Yes, however, sometimes you get the choice of BBU cache with hardware RAID but not more spindles you see and if the i/o is bursty then it is likely that adding extra spindles will not match RAM speeds. As for swap, I then to tune things such that swap is never in use (at least not constantly)


Besides I do not believe the PERC 5IR has BBU cache, that
controller is really only meant as a simple RAID1 controller for
the OS.
Dell certainly has a BBU cache option, not sure if OP's Poweredge box has that option.

Oh yes, the PERC 5e is very good, I have a couple here and they really
do pull in impressive numbers even with only 256MB write-back, I of
course use these with the MD1000 enclosures though.

:-)

I must admit that my viewpoint is a bit eskewed by mostly having to manage mail servers with two disk cases only.


If you use HW RAID you will need to install the manufacturer's
software for monitoring it for a hard disk failure.
Yes, likely a negative but with Dell supporting Linux maybe not so.

Ah, well a lot of these are Java apps for cross-platform compatibility
and some times the JavaVMs leak memory... so definitely YMMV.
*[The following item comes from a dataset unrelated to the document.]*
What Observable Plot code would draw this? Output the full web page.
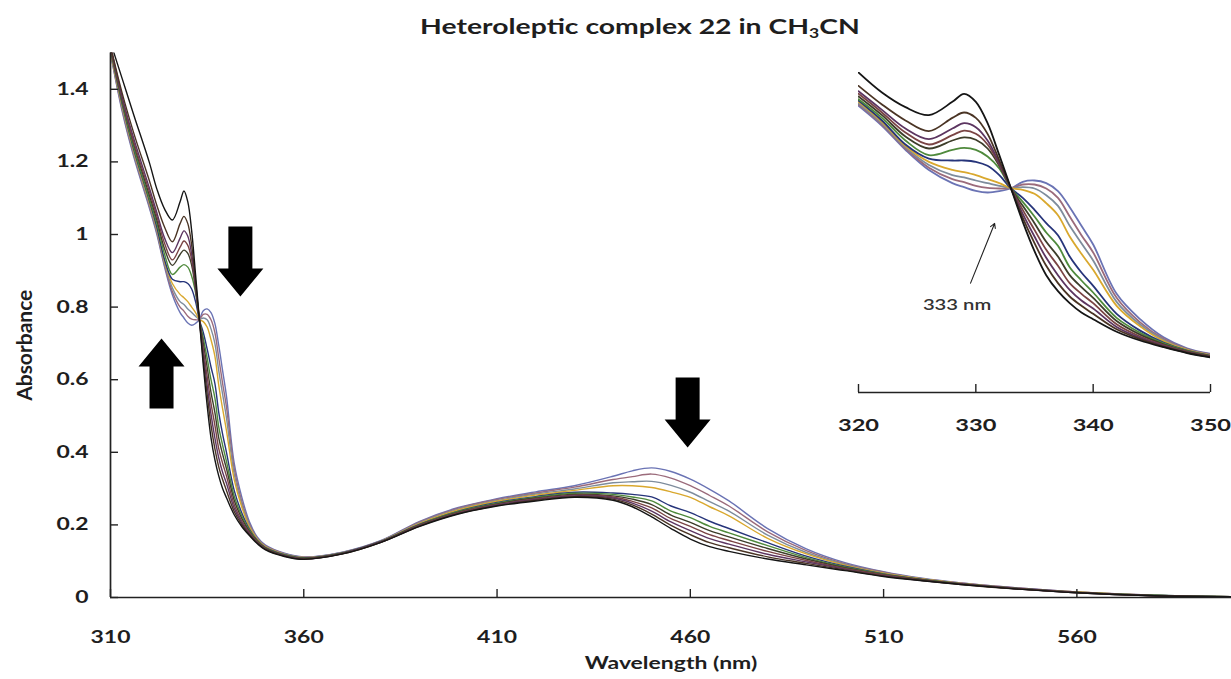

Ick! Have not had to touch one of these yet. But then the Compaq DL380 did not have Linux 2.6 compatible monitoring software so I did without...


If you wanted to add additional storage, say a SAS/SATA enclosure
of 15 disks, then I would definitely invest in a HW RAID card for
that!

Depends :-D. How many hardware RAID cards offer 1GB of cache?

Not many I can tell you that, but then again a well implemented
write-back cache doesn't need a huge amount of memory to be effective.

I don't know...if the amount of i/o is enough to swamp the write-back cache, then software raid is probably going to be a better choice.

This is the only reason why 3ware 750x and 3ware 850x boards sucked for RAID5 performance. They were powerful enough processor wise for normal conditions but they had no write-back cache and so software raid would make them lick the dust. Come degraded mode and those boards will cry and you will too. I don't know about the 955x series in degraded mode though but a 10 disk RAID5 array in normal mode with write-back cache of 128MB was pretty decent as a mail queue.